Flower Piece by William Muller (1845)
In early 1845 William Muller became ill, probably exhausted due to overworking. He had at that time numerous commissions to complete and he believed they would lead to him becoming a very successful painter. He was disappointed and annoyed with how is paintings were exhibited at that year’s Royal Academy exhibition but nevertheless carried on painting despite his rapidly deteriorating health. His fingers became swollen and he was finding it difficult to hold a paint brush. On September 8th 1845 whilst his brother was setting his palette for him to work on a still-life painting, William Muller fell back and died aged just 33.

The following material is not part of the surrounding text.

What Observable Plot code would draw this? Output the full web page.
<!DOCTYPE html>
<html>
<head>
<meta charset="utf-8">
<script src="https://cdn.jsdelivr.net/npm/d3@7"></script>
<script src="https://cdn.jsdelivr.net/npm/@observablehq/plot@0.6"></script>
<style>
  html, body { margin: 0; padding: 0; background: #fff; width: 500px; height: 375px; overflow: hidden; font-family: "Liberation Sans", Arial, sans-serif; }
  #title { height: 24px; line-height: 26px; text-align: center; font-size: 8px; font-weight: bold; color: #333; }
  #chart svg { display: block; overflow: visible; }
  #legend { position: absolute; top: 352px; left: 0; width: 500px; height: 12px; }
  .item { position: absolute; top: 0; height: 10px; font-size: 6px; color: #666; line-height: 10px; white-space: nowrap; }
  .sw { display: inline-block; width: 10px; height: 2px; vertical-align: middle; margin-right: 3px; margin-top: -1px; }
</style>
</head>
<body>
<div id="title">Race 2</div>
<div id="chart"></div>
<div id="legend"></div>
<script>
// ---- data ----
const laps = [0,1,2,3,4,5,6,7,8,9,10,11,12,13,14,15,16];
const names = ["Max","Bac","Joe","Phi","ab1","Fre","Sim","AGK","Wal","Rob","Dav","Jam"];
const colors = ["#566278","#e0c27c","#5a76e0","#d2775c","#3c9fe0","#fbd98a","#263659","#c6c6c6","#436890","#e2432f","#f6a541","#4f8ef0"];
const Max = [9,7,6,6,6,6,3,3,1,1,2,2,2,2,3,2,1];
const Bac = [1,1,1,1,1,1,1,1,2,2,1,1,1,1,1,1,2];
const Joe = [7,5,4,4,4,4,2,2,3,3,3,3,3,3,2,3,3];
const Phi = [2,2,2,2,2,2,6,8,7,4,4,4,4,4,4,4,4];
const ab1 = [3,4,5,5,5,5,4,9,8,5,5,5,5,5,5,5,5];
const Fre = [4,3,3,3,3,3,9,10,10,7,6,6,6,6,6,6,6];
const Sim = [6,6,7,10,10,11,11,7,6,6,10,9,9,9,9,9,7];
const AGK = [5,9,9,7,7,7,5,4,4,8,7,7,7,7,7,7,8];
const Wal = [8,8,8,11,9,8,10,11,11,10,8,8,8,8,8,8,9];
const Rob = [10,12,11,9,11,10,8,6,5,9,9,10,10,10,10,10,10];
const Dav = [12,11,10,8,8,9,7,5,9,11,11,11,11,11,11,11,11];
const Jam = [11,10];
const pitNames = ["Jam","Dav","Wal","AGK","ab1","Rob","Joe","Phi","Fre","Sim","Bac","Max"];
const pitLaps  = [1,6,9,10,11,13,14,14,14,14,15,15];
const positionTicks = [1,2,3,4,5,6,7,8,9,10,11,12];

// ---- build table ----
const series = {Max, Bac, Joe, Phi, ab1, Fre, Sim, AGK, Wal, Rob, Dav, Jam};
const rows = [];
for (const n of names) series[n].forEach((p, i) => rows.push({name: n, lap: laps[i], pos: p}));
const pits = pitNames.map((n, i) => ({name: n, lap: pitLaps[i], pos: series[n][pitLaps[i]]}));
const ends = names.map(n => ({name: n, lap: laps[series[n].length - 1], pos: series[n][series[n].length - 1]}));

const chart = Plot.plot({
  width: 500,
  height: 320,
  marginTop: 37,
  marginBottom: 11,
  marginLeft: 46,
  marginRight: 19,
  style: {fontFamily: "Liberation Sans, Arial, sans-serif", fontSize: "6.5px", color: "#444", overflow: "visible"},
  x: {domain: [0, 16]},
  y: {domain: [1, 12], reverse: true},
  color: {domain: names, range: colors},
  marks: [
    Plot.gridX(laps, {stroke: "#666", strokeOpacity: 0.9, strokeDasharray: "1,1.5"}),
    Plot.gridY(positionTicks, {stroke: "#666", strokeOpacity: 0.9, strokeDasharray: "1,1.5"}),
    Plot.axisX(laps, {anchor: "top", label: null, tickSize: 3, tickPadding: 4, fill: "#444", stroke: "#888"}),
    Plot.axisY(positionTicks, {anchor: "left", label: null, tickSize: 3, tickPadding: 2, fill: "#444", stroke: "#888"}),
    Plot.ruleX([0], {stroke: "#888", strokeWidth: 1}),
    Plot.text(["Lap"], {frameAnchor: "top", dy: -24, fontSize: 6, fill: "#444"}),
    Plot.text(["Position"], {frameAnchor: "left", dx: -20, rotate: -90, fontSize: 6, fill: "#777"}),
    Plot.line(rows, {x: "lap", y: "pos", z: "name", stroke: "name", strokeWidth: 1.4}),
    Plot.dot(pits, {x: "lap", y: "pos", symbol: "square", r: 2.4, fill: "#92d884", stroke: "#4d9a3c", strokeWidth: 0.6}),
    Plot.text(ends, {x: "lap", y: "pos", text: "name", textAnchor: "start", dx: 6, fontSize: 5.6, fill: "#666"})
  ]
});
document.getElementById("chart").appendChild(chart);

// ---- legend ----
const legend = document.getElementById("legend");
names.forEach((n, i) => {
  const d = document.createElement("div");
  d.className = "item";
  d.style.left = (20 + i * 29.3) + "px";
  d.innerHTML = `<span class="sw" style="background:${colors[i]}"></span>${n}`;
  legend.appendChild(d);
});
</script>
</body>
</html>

Wooded Landscape with Children by William Muller (1845)
Muller is buried in the Unitarian burial ground, Brunswick Cemetery, off Brunswick Square, Bristol. His grave is marked by a simple polished black stone slab inscribed Sacred to the memory of William James Muller who died Sep 8th 1845. A bust of the painter is located at the entrance to the cloister in Bristol Cathedral.
2 thoughts on “William James Muller. Part 2.”
Quite fascinating – and superb paintings
Dear Jonathan5485 It just struck me that I have gratefully received your email posts for quite a few years now and never let you know how appreciated they are. I am a painter and tutor myself and have recommended your brilliant posts to many students.
I did a youtube talk called ‘Dame Laura Knight – an artist’s appreciation’ a couple of years ago and so have been impressed by your championing of under-appreciated women artists.
I paint in a mostly pre-modernist aesthetic and so your many posts on obscure European and American 19th and early 20th century artists has been inspirational.
I don’t know where you are based or if you are an artist yourself, but I hope you can continue to delight us all with your posts.